In August 2008, a chartered Tupolev Tu-154 with on board a load of 18 tonnes of cargo landed at Geneva Airport. The freight's description on the bill of loading read "personal belongings" of Viktor and Leyla Khrapunov, and reputedly included antiques, jewelry, works of art and other highly valuable items. Added to the money transferred through banking carousels to Switzerland, the Khrapunovs joined their offspring, bringing in a fortune estimated at up to 400 million Swiss francs, or well over a quarter-billion euro, in all—according to the Swiss uppity magazine and local variant to Forbes, Bilan.

On 27 May 2011 the financial police filed two criminal cases against Victor Khrapunov under Part 4, Article 308 of the Criminal Code," a source in the financial police was quoted by Interfax-Kazakhstan in a report published on July 1. "Article 308 of the Criminal Code stipulates liability for abuse of power or official authority, while Part 4 specifies fraudulent actions committed to obtain personal gain and cause other persons or organizations to suffer damages," the news report read. On August 19, news reels reported the start-up of a "criminal investigation" against Khrapunov—without giving any details. In early 2012, Khrapunov's name was added to the Interpol list of wanted persons on request of the government of Kazakhstan.

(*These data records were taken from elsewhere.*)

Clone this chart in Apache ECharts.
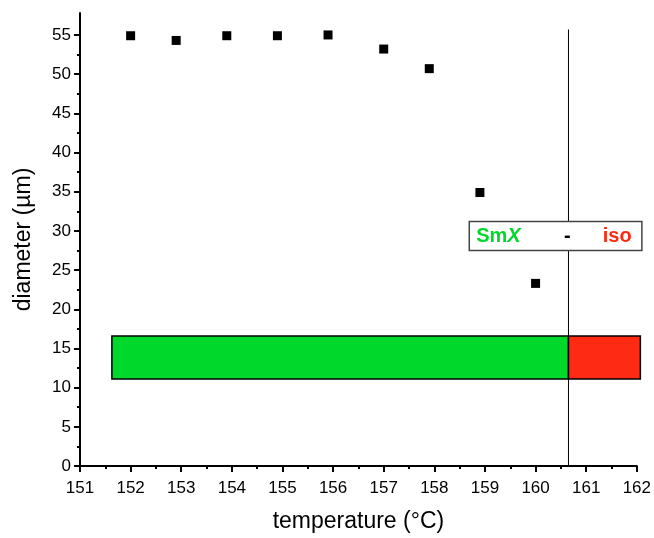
<!DOCTYPE html>
<html>
<head>
<meta charset="utf-8">
<script src="https://cdn.jsdelivr.net/npm/echarts@6/dist/echarts.min.js"></script>
<style>
  html, body { margin: 0; padding: 0; background: #fff; }
  #chart { width: 654px; height: 538px; }
</style>
</head>
<body>
<div id="chart"></div>
<script>
// measured points: temperature (°C) vs diameter (µm)
const temperature = [152, 152.9, 153.9, 154.9, 155.9, 157, 157.9, 158.9, 160];
const diameter = [54.9, 54.3, 54.9, 54.9, 55.0, 53.2, 50.7, 34.9, 23.3];

// phase bars: [start, end, low, high]
const phaseNames = ['SmX', 'iso'];
const phaseStart = [151.63, 160.65];
const phaseEnd = [160.65, 162.07];
const phaseLow = [11.1, 11.1];
const phaseHigh = [16.6, 16.6];
const phaseColors = ['#00D82B', '#FF2A14'];

// transition line
const transitionT = 160.65;
const transitionTop = 55.7;

// label box corners (data units)
const boxX = [158.69, 162.1];
const boxY = [27.5, 31.2];

const xTicks = [151, 152, 153, 154, 155, 156, 157, 158, 159, 160, 161, 162];
const xMinor = [151.5, 152.5, 153.5, 154.5, 155.5, 156.5, 157.5, 158.5, 159.5, 160.5, 161.5];
const yTicks = [0, 5, 10, 15, 20, 25, 30, 35, 40, 45, 50, 55];
const yMinor = [2.5, 7.5, 12.5, 17.5, 22.5, 27.5, 32.5, 37.5, 42.5, 47.5, 52.5];

const chart = echarts.init(document.getElementById('chart'));
const FONT = 'Liberation Sans';

const baseX = {
  type: 'value', min: 151, max: 162,
  splitLine: { show: false }
};
const baseY = {
  type: 'value', min: 0, max: 57.8,
  splitLine: { show: false }
};

chart.setOption({
  animation: false,
  grid: { left: 80, right: 17, top: 13, bottom: 71 },
  xAxis: [
    Object.assign({}, baseX, {
      name: 'temperature (°C)',
      nameLocation: 'middle',
      nameGap: 44,
      nameTextStyle: { fontFamily: FONT, fontSize: 23, color: '#000' },
      axisLine: { lineStyle: { color: '#000', width: 2 } },
      axisTick: { length: 6, lineStyle: { color: '#000', width: 2 }, customValues: xTicks },
      axisLabel: { fontFamily: FONT, fontSize: 17, color: '#000', margin: 14, customValues: xTicks }
    }),
    Object.assign({}, baseX, {
      position: 'bottom',
      axisLine: { show: false },
      axisTick: { length: 3, lineStyle: { color: '#000', width: 2 }, customValues: xMinor },
      axisLabel: { show: false }
    })
  ],
  yAxis: [
    Object.assign({}, baseY, {
      name: 'diameter (µm)',
      nameLocation: 'middle',
      nameGap: 45,
      nameTextStyle: { fontFamily: FONT, fontSize: 23, color: '#000' },
      axisLine: { show: true, lineStyle: { color: '#000', width: 2 } },
      axisTick: { show: true, length: 6, lineStyle: { color: '#000', width: 2 }, customValues: yTicks },
      axisLabel: { fontFamily: FONT, fontSize: 17, color: '#000', margin: 9, customValues: yTicks }
    }),
    Object.assign({}, baseY, {
      position: 'left',
      axisLine: { show: false },
      axisTick: { show: true, length: 3, lineStyle: { color: '#000', width: 2 }, customValues: yMinor },
      axisLabel: { show: false }
    })
  ],
  series: [
    {
      // phase bars
      type: 'custom',
      clip: false,
      z: 2,
      data: phaseNames.map((n, i) => [phaseStart[i], phaseEnd[i], phaseLow[i], phaseHigh[i], i]),
      renderItem: function (params, api) {
        const p0 = api.coord([api.value(0), api.value(3)]);
        const p1 = api.coord([api.value(1), api.value(2)]);
        return {
          type: 'rect',
          shape: { x: p0[0], y: p0[1], width: p1[0] - p0[0], height: p1[1] - p0[1] },
          style: { fill: phaseColors[api.value(4)], stroke: '#000', lineWidth: 1.5 }
        };
      }
    },
    {
      // transition line
      type: 'line',
      z: 3,
      symbol: 'none',
      lineStyle: { color: '#000', width: 1 },
      data: [[transitionT, 0], [transitionT, transitionTop]]
    },
    {
      // phase label box
      type: 'custom',
      clip: false,
      z: 4,
      data: [[boxX[0], boxX[1], boxY[0], boxY[1]]],
      renderItem: function (params, api) {
        const p0 = api.coord([api.value(0), api.value(3)]);
        const p1 = api.coord([api.value(1), api.value(2)]);
        const w = p1[0] - p0[0], h = p1[1] - p0[1];
        const cy = p0[1] + h / 2 + 1;
        const tf = { fontFamily: FONT, fontSize: 20, fontWeight: 'bold', verticalAlign: 'middle' };
        return {
          type: 'group',
          children: [
            { type: 'rect', shape: { x: p0[0], y: p0[1], width: w, height: h },
              style: { fill: '#fff', stroke: '#444', lineWidth: 1.5 } },
            { type: 'text', style: Object.assign({ x: p0[0] + 7, y: cy, text: 'Sm', fill: phaseColors[0], align: 'left' }, tf) },
            { type: 'text', style: Object.assign({ x: p0[0] + 38, y: cy, text: 'X', fill: phaseColors[0], align: 'left', fontStyle: 'italic' }, tf) },
            { type: 'text', style: Object.assign({ x: p0[0] + 98, y: cy, text: '-', fill: '#000', align: 'center' }, tf) },
            { type: 'text', style: Object.assign({ x: p0[0] + 148, y: cy, text: phaseNames[1], fill: phaseColors[1], align: 'center' }, tf) }
          ]
        };
      }
    },
    {
      type: 'scatter',
      z: 5,
      symbol: 'rect',
      symbolSize: 9,
      itemStyle: { color: '#000', opacity: 1 },
      data: temperature.map((t, i) => [t, diameter[i]])
    }
  ]
});

window.addEventListener('resize', function () {
  chart.resize();
});
</script>
</body>
</html>
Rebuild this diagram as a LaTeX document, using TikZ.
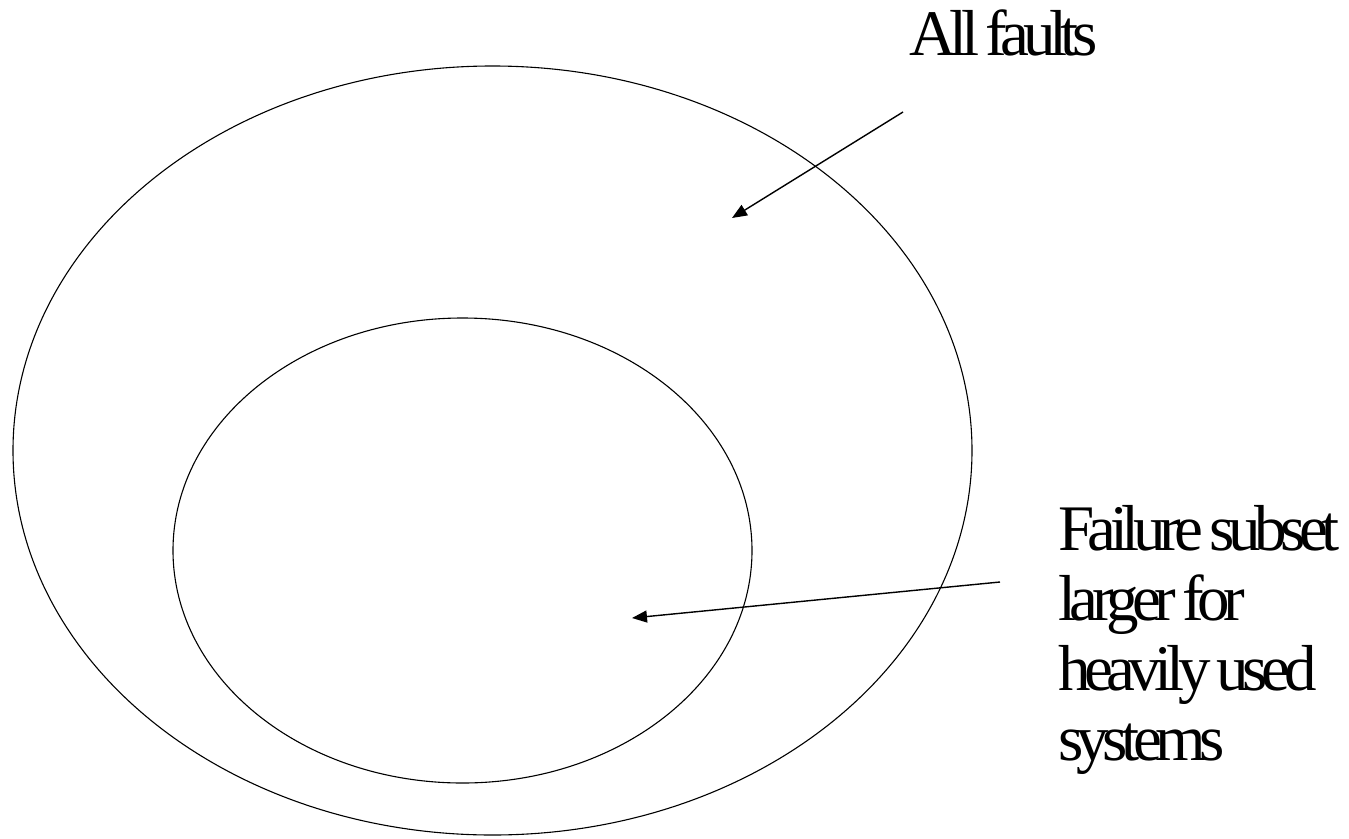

The accused has denied all allegations. On 11 December 2011, Khrapunov in an interview with Le Temps claimed that his resignation from his post in Almaty had to do with his ideas of the city's industrial and commercial development, which appeared to clash with the national government's concept, accusing the latter of "oligarchism" to the benefit of few elites at the top. He also put Bilans assessment of his and his family's fortune under question, claiming that the property they possessed in and around Geneva was mortgaged—thereby expressing suspicion that in the magazine's calculation assets had simply been added up to liabilities.

He is currently retired and living in Switzerland.